Total monetary relief ordered in 2017 also declined some 7 percent to $3.78 billion in fiscal 2017, down from $4 billion last year.

Bars and suspensions from the industry decreased as well, from 650 in 2016 to 625 in 2017.

The SEC did, however, distribute a record $1.21 billion to harmed investors in 2017, which included funds collected over the past two years.

The co-director of the SEC’s Enforcement Division, Stephanie Avakian, said the enforcement numbers do not accurately portray the full story, since “the bulk of the difference is attributable to 84 actions brought in 2016 as part of the commission’s Municipalities Continuing Disclosure Cooperator (MCDC) Initiative.” The initiative concluded last year.

While trumpeting its focus on retail investors and individual accountability for violations, the SEC Division of Enforcement continues to take “a broken window” approach to enforcement, focusing on firms and individuals where wrongdoing becomes obvious, rather than taking a proactive approach.

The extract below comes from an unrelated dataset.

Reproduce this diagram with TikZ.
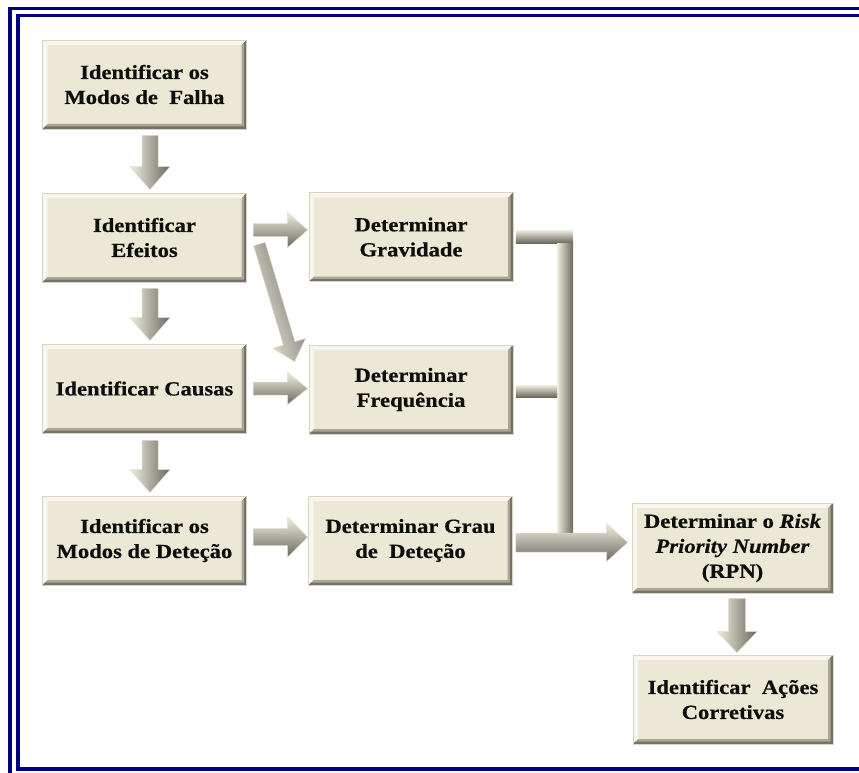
\documentclass[tikz,border=0pt]{standalone}
\usepackage{fontspec}
\setmainfont{Liberation Serif}[FakeStretch=1.13,
  BoldFeatures={FakeBold=0.6}, BoldItalicFeatures={FakeBold=0.6}]
\usetikzlibrary{calc}

\definecolor{framecol}{HTML}{000080}
\definecolor{boxfill}{HTML}{ECE8D6}
\definecolor{boxline}{HTML}{D9D5C1}
\definecolor{bevlight}{HTML}{F8F6EE}
\definecolor{bevmid}{HTML}{A9A696}
\definecolor{bevdark}{HTML}{74726A}
\definecolor{arrlight}{HTML}{F1EEDF}
\definecolor{arrmid}{HTML}{CFCCBA}
\definecolor{arrdark}{HTML}{6A6960}
\definecolor{txt}{HTML}{0E0E0E}

% block arrow: [style]{start}{tip}{half shaft}{half head}{head length}
\newcommand\blockarrow[6][]{%
  \coordinate (ba-h) at ($(#3)!#6!(#2)$);
  \path[#1] ($(#2)!#4!90:(#3)$) -- ($(ba-h)!#4!-90:(#2)$)
    -- ($(ba-h)!#5!-90:(#2)$) -- (#3) -- ($(ba-h)!#5!90:(#2)$)
    -- ($(ba-h)!#4!90:(#2)$) -- ($(#2)!#4!-90:(#3)$) -- cycle;
}

\tikzset{
  stepbox/.style={
    draw=boxline, line width=0.8pt, fill=boxfill,
    minimum width=204pt, minimum height=89pt, inner sep=0pt,
    align=center, text=txt,
    font=\fontsize{20}{25}\selectfont\bfseries,
    path picture={
      \fill[bevlight] (path picture bounding box.south west)
        -- (path picture bounding box.north west)
        -- (path picture bounding box.north east)
        -- ([xshift=-5pt,yshift=-5pt]path picture bounding box.north east)
        -- ([xshift=5pt,yshift=-5pt]path picture bounding box.north west)
        -- ([xshift=5pt,yshift=5pt]path picture bounding box.south west) -- cycle;
      \fill[bevmid] (path picture bounding box.south west)
        -- (path picture bounding box.south east)
        -- (path picture bounding box.north east)
        -- ([xshift=-5pt,yshift=-5pt]path picture bounding box.north east)
        -- ([xshift=-5pt,yshift=5pt]path picture bounding box.south east)
        -- ([xshift=5pt,yshift=5pt]path picture bounding box.south west) -- cycle;
      \fill[bevdark] (path picture bounding box.south west)
        -- (path picture bounding box.south east)
        -- (path picture bounding box.north east)
        -- ([xshift=-2.5pt,yshift=-2.5pt]path picture bounding box.north east)
        -- ([xshift=-2.5pt,yshift=2.5pt]path picture bounding box.south east)
        -- ([xshift=2.5pt,yshift=2.5pt]path picture bounding box.south west) -- cycle;
    }},
  varrow/.style={left color=arrlight, middle color=arrmid, right color=arrdark,
    draw=arrmid!70!white, line width=0.5pt},
  harrow/.style={top color=arrlight, middle color=arrmid, bottom color=arrdark,
    draw=arrmid!70!white, line width=0.5pt},
  darrow/.style={left color=arrlight, middle color=arrmid, right color=arrdark,
    shading angle=109, draw=arrmid!70!white, line width=0.5pt},
  vbar/.style={left color=arrlight, middle color=arrmid, right color=arrdark},
  hbar/.style={top color=arrlight, middle color=arrmid, bottom color=arrdark},
  framebar/.style={fill=framecol}
}

\begin{document}
\begin{tikzpicture}[x=1pt,y=-1pt]
\useasboundingbox (0,0) rectangle (859,773);
\fill[white] (0,0) rectangle (859,773);

% double frame
\fill[framebar] (8,7) rectangle (859,10.5);
\fill[framebar] (8,7) rectangle (12,773);
\fill[framebar] (16,14) rectangle (859,17.5);
\fill[framebar] (16,14) rectangle (20,771);
\fill[framebar] (16,767) rectangle (859,771);

% steps
\node[stepbox] (m1) at (144.5,84.5) {Identificar os\\Modos de~ Falha};
\node[stepbox] (m2) at (144.5,237.5) {Identificar\\Efeitos};
\node[stepbox] (m3) at (144.5,388.5) {Identificar Causas};
\node[stepbox] (m4) at (144.5,540.5) {Identificar os\\Modos de Deteção};
\node[stepbox] (d1) at (411,237) {Determinar\\Gravidade};
\node[stepbox] (d2) at (411,389.5) {Determinar\\Frequência};
\node[stepbox] (d3) at (410.5,540.5) {Determinar Grau\\de~ Deteção};
\node[stepbox, minimum width=201pt, minimum height=90pt] (rpn) at (732.5,548)
  {Determinar o \textit{Risk}\\\textit{Priority Number}\\(RPN)};
\node[stepbox, minimum width=200pt] (act) at (733,699.5)
  {Identificar~ Ações\\Corretivas};

% arrow end points
\coordinate (a1s) at ([xshift=5.5pt,yshift=-6pt]m1.south);
\coordinate (a1t) at ([xshift=5.5pt,yshift=3pt]m2.north);
\coordinate (a2s) at ([xshift=5.5pt,yshift=-6pt]m2.south);
\coordinate (a2t) at ([xshift=5.5pt,yshift=3pt]m3.north);
\coordinate (a3s) at ([xshift=5.5pt,yshift=-7pt]m3.south);
\coordinate (a3t) at ([xshift=5.5pt,yshift=3pt]m4.north);
\coordinate (a4s) at ([xshift=4.5pt,yshift=-5pt]rpn.south);
\coordinate (a4t) at ([xshift=4pt,yshift=2pt]act.north);
\coordinate (h1s) at ([xshift=6.5pt,yshift=7.5pt]m2.east);
\coordinate (h1t) at ([xshift=-1pt,yshift=7pt]d1.west);
\coordinate (h2s) at ([xshift=6.5pt]m3.east);
\coordinate (h2t) at ([xshift=-1pt,yshift=1pt]d2.west);
\coordinate (h3s) at ([xshift=6.5pt,yshift=3.5pt]m4.east);
\coordinate (h3t) at ([xshift=-0.5pt,yshift=3.5pt]d3.west);
\coordinate (g1s) at ([xshift=12.5pt,yshift=-6.5pt]m2.east);
\coordinate (g1t) at ([xshift=-14pt,yshift=-17pt]d2.north west);
\coordinate (rs) at ([xshift=3pt,yshift=-2pt]d3.east);
\coordinate (rt) at ([xshift=-4pt,yshift=5.5pt]rpn.west);
\coordinate (jtop) at (573,243);
\coordinate (jmid) at (557,243);
\coordinate (jbot) at (573,533);
\coordinate (jfreq) at (557,397);

% vertical arrows
\blockarrow[varrow]{a1s}{a1t}{8pt}{20pt}{23pt}
\blockarrow[varrow]{a2s}{a2t}{8pt}{20pt}{23pt}
\blockarrow[varrow]{a3s}{a3t}{8pt}{20pt}{23pt}
\blockarrow[varrow]{a4s}{a4t}{8.5pt}{20pt}{21pt}

% horizontal arrows
\blockarrow[harrow]{h1s}{h1t}{6.5pt}{17.5pt}{20pt}
\blockarrow[harrow]{h2s}{h2t}{6.5pt}{16pt}{20pt}
\blockarrow[harrow]{h3s}{h3t}{8.5pt}{20pt}{20pt}

% diagonal arrow from effects to frequency
\blockarrow[darrow]{g1s}{g1t}{6pt}{17pt}{19pt}

% collecting bracket towards the RPN
\shade[hbar] ([xshift=2.5pt,yshift=7pt]d1.east) rectangle (jtop);
\shade[vbar] (jmid) rectangle (jbot);
\shade[hbar] ([xshift=2.5pt,yshift=4.5pt]d2.east) rectangle (jfreq);
\blockarrow[harrow]{rs}{rt}{9.5pt}{19pt}{21pt}
\end{tikzpicture}
\end{document}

In its focus to protect Main Street investors, “the commission has recently brought cases against Wall Street firms for a wide variety of misconduct, including failing to ensure that retail clients understood the risks of complex financial products; overcharging millions in advisory fees; and putting investors in high-fee mutual fund share classes, when identical lower-cost shares were available,” Avakian said.

The number of exams the SEC conducts at advisor firms has continued to inch up—from 11 percent in 2016 to 15 percent this year, which exceeded the SEC’s stated goal of 13 percent for 2017. There are  about 12,500 advisors registered with the SEC. 

At that rate, advisors can expect to see SEC examiners at the door about once every 6.7 years.

That gives one past SEC chairman pause. Former SEC Chairman Mary Jo White told securities attorneys at the Practising Law Institute securities conference earlier this month that the agency’s lack of regular investor inspections is “a disaster waiting to happen.” The former top securities cop urged the agency to pick up the pace.

“Until that percentage of examinations gets to approach 50 percent a year, it’s a real problem that keeps me up at night,” White added. The Financial Institutions Regulatory Authority (Finra) inspects 50 percent of broker-dealers annually, said White, who returned to her former firm, Debevoise & Plimpton LLP, as senior chair after leaving the SEC late last year.

White is still an advocate of using third-party examiners to tackle the lack of advisor exams. White said that under her tenure, the SEC had even drafted a proposal and had chosen the organization to conduct third-party advisor exams. She declined to name the organization the SEC had selected. Current SEC Chairman Jay Clayton has rebuffed the idea.